La lingua latina plurimillenaria e proteiforme, fondamentale per il sapere giuridico e politico, scientifico e religioso, ha sempre avuto una triplice funzionalità culturale: la sinteticità perché caratterizzata dalla brevitas, da uno stile lapidario ed essenziale; l’inalterabilità perché lingua morta; l’universalità perché la lingua dell’Impero e della Chiesa. Per la sua brevitas, per la sua incisività ed essenzialità, il latino può adattarsi anche al mondo dei social network, al moderno linguaggio della comunicazione, dei twitter.

Nell’ultimo capitolo del libro l’autore esprime le sue osservazioni e riflessioni sul ruolo della scuola “dove passa il futuro”. Ed è solo la scuola, crocevia del futuro, che può risolvere la nuova querelle tra sapere scientifico e umanistico, tra mondo virtuale e mondo reale, tra conoscenza e competenza, tra la socialità del noi e la solitudine dell’io, tra “l’usare bene la rete” e  il “vivere bene al tempo della rete”. La scuola è quel luogo dove allievi e insegnanti, con le conoscenze ed esperienze, affrontano e condividono la severità e la bellezza della vita.

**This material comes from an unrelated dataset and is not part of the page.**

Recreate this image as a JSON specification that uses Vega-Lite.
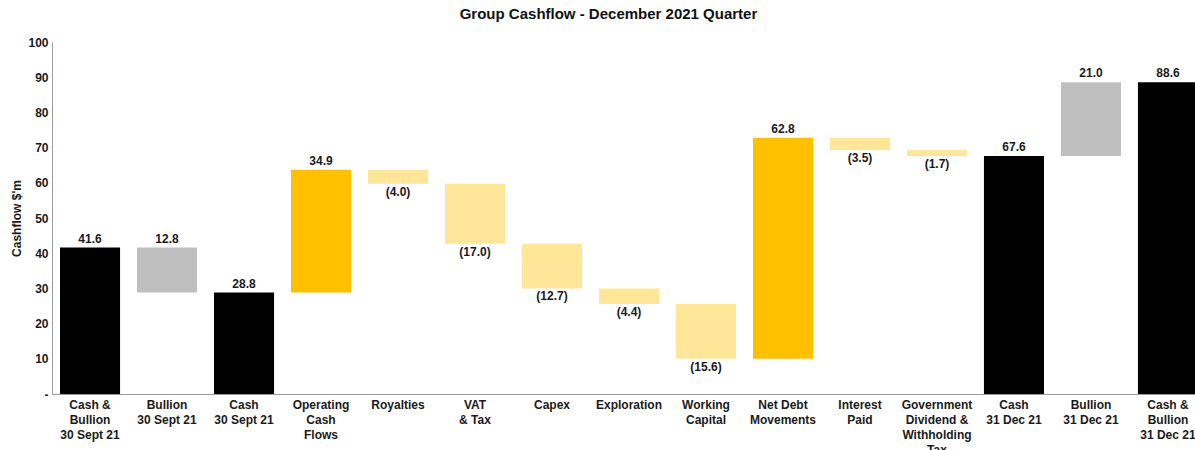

Il presente non  basta. La lezione del latino di Ivano Dionigi è un saggio scritto con una straordinaria chiarezza espositiva da uno dei massimi esperti di filologia; un libro denso ed ampiamente documentato in cui l’autore analizza, da vero “maestro”, problemi di attualità inerenti la cultura, l’educazione, la scuola, lo studio, la società del passato, del presente e soprattutto del futuro.